There are two classes of beginner who want to build muscle:
Those who are looking to look good for the beach/club ASAP
Those who are in this for the long run and want to make lasting changes in their appearance.
Sadly the former is the most frequent. It's the guy who only want to do arms, chest and delts and only cares about getting a pump to "look swole". Honestly I personally refuse to work with these clients. They normally have unrealistic expectations about how much and how fast they can gain, do not really want to put in the hard work required to progress and are likely to quickly quit training or be on and off.
With the later the first 6-8 weeks of training should NOT have for a goal to increase muscle mass or strength (although it will happen). It is TO LEARN TO LIFT. Learn then practice and finally master the optimal form for big compound movements like squats, front squats, military press, bench press, barbell row, deadlifts, chin-ups (band assisted). NEVER allow a bad rep... NEVER increase the weight if it leads to form breakdown. Only use a weight that can be lifted with proper from and without grinding.

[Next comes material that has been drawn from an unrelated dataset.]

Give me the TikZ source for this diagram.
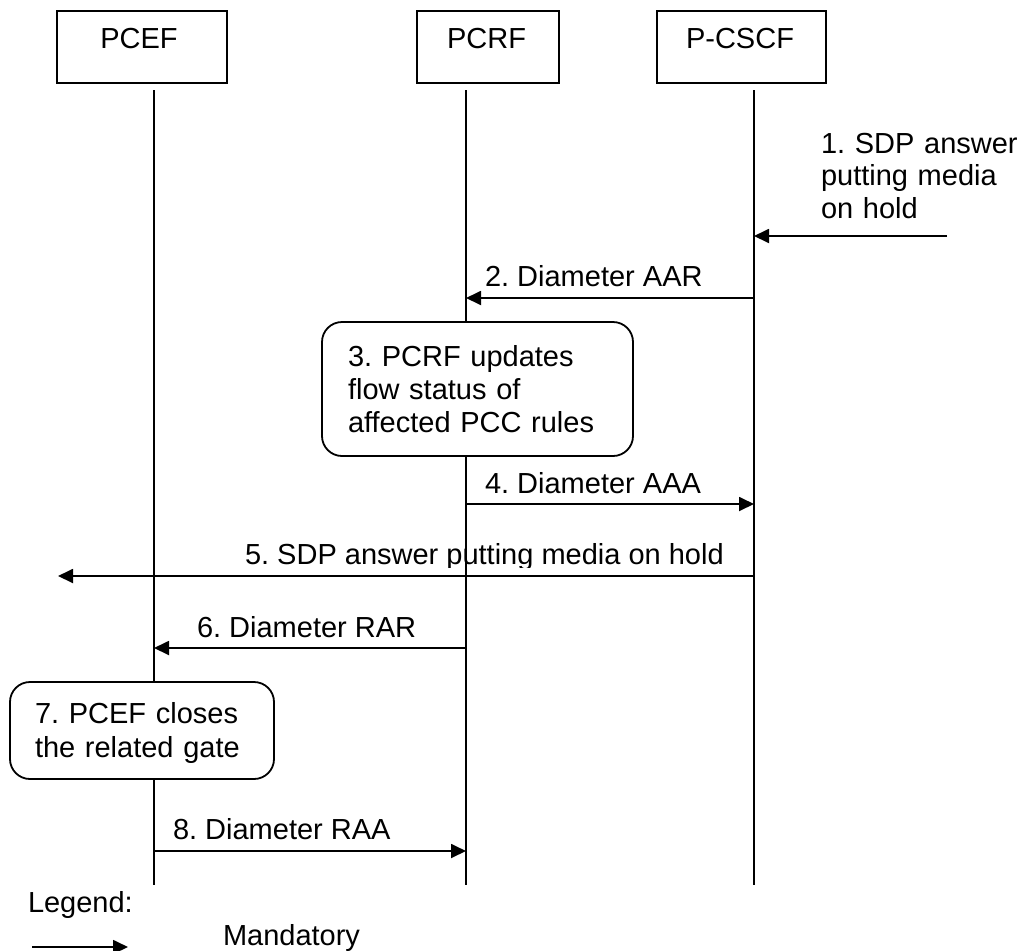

I prefer more sets of fewer exercises so that the client can get more practice on each of the key lifts.
Each of the selected "big lifts" should be practiced 2-3 times per week.
It is of primary importance that your client understands that he must be patient:
Patient about taking the time to learn to lift
Patient about adding weight to the bar... during those first 6-8 weeks they should only add weight when it is necessary because the weight is feeling too easy. Have them increase the weight because they have to, not because they are capable of.
Patient about adding exercises.
They must become perfectionists about perfecting lifting form.
There are basically 4 levels of effort when you are in the gym:
REHAB/PREHAB -- PRACTICE -- TRAINING -- TESTING
These are in order of the intensity (amount of effort relative to your maximum effort).
During the first 6-8 weeks a beginner should see most of his training as "practice"... the goal is to get better at the movements, not increase performance (although their performance and size WILL increase because they are starting from scratch). When you begin, the longer you stay in "practice" mode, the better your foundation for future gains will be.
For someone who is in this for the long run, 6-8 weeks is nothing.
New personal trainers make ONE typical mistake: they feel the need to show how much they know and prove themselves. As a result they tend to design programs that are way too complicated for the needs of their clients and also have their clients add weight too fast (to be able to say "the program worked great, you added 20lbs more this week").